Stored data.
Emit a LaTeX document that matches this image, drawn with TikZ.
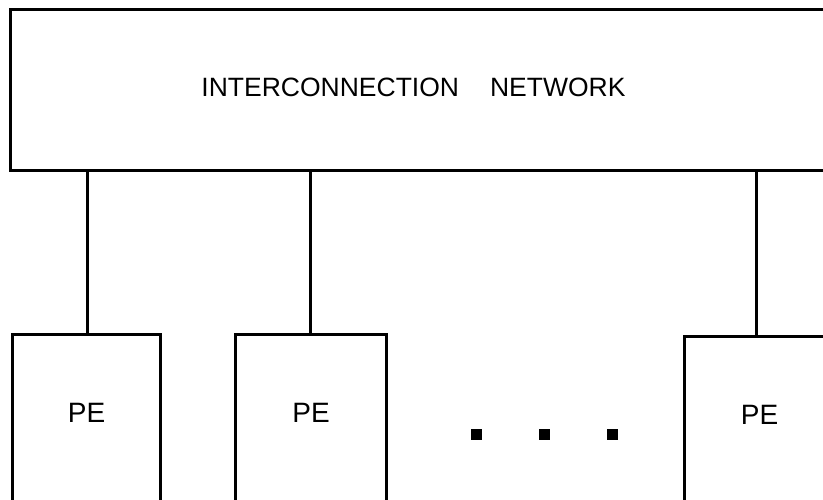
\documentclass[tikz,border=0pt]{standalone}
\usepackage{fontspec}
\setmainfont{Liberation Sans}
\usetikzlibrary{positioning}

\begin{document}
\begin{tikzpicture}[
  x=1pt, y=-1pt,
  wire/.style={line width=2.8pt},
  box/.style={draw, line width=2.8pt, inner sep=0pt, outer sep=0pt, anchor=north west},
  netbox/.style={box, minimum width=840pt, minimum height=161pt},
  pebox/.style={box, minimum height=190pt},
  nettext/.style={font=\fontsize{26.5}{29}\selectfont},
  petext/.style={font=\fontsize{28}{30}\selectfont, yshift=17pt},
  gapdot/.style={fill, minimum size=11pt, inner sep=0pt}
]
\clip (0,0) rectangle (823,499);

% Network across the top
\node[netbox] (net) at (10.5,9.5) {};
\node[nettext] (netlabel) at (413.5,87.5) {INTERCONNECTION\hspace{31pt}NETWORK};

% Processing elements
\node[pebox, minimum width=148pt, label={[petext]center:PE}] (pe1) at (12.5,334.7) {};
\node[pebox, minimum width=151pt, label={[petext]center:PE}] (pe2) at (235.5,334.7) {};
\node[pebox, minimum width=150pt, label={[petext]center:PE}] (pe3) at (684.5,336.5) {};

% Links to the network
\draw[wire] ([xshift=1pt]pe1.north) -- ([xshift=1pt]pe1.north |- net.south);
\draw[wire] ([xshift=-0.5pt]pe2.north) -- ([xshift=-0.5pt]pe2.north |- net.south);
\draw[wire] ([xshift=-3pt]pe3.north) -- ([xshift=-3pt]pe3.north |- net.south);

% Ellipsis between the elements
\foreach \x [count=\i] in {476,544,612}
  \node[gapdot] (dot\i) at (\x,434) {};

\end{tikzpicture}
\end{document}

What you need to do.
The data should be printed again unchanged; leave its pictures out.

Written answer.
Emit a LaTeX document that matches this image, drawn with TikZ.
\documentclass[tikz,border=0pt]{standalone}
\usepackage{fontspec}
\setmainfont{Liberation Sans}
\usetikzlibrary{positioning}

\begin{document}
\begin{tikzpicture}[
  x=1pt, y=-1pt,
  wire/.style={line width=2.8pt},
  box/.style={draw, line width=2.8pt, inner sep=0pt, outer sep=0pt, anchor=north west},
  netbox/.style={box, minimum width=840pt, minimum height=161pt},
  pebox/.style={box, minimum height=190pt},
  nettext/.style={font=\fontsize{26.5}{29}\selectfont},
  petext/.style={font=\fontsize{28}{30}\selectfont, yshift=17pt},
  gapdot/.style={fill, minimum size=11pt, inner sep=0pt}
]
\clip (0,0) rectangle (823,499);

% Network across the top
\node[netbox] (net) at (10.5,9.5) {};
\node[nettext] (netlabel) at (413.5,87.5) {INTERCONNECTION\hspace{31pt}NETWORK};

% Processing elements
\node[pebox, minimum width=148pt, label={[petext]center:PE}] (pe1) at (12.5,334.7) {};
\node[pebox, minimum width=151pt, label={[petext]center:PE}] (pe2) at (235.5,334.7) {};
\node[pebox, minimum width=150pt, label={[petext]center:PE}] (pe3) at (684.5,336.5) {};

% Links to the network
\draw[wire] ([xshift=1pt]pe1.north) -- ([xshift=1pt]pe1.north |- net.south);
\draw[wire] ([xshift=-0.5pt]pe2.north) -- ([xshift=-0.5pt]pe2.north |- net.south);
\draw[wire] ([xshift=-3pt]pe3.north) -- ([xshift=-3pt]pe3.north |- net.south);

% Ellipsis between the elements
\foreach \x [count=\i] in {476,544,612}
  \node[gapdot] (dot\i) at (\x,434) {};

\end{tikzpicture}
\end{document}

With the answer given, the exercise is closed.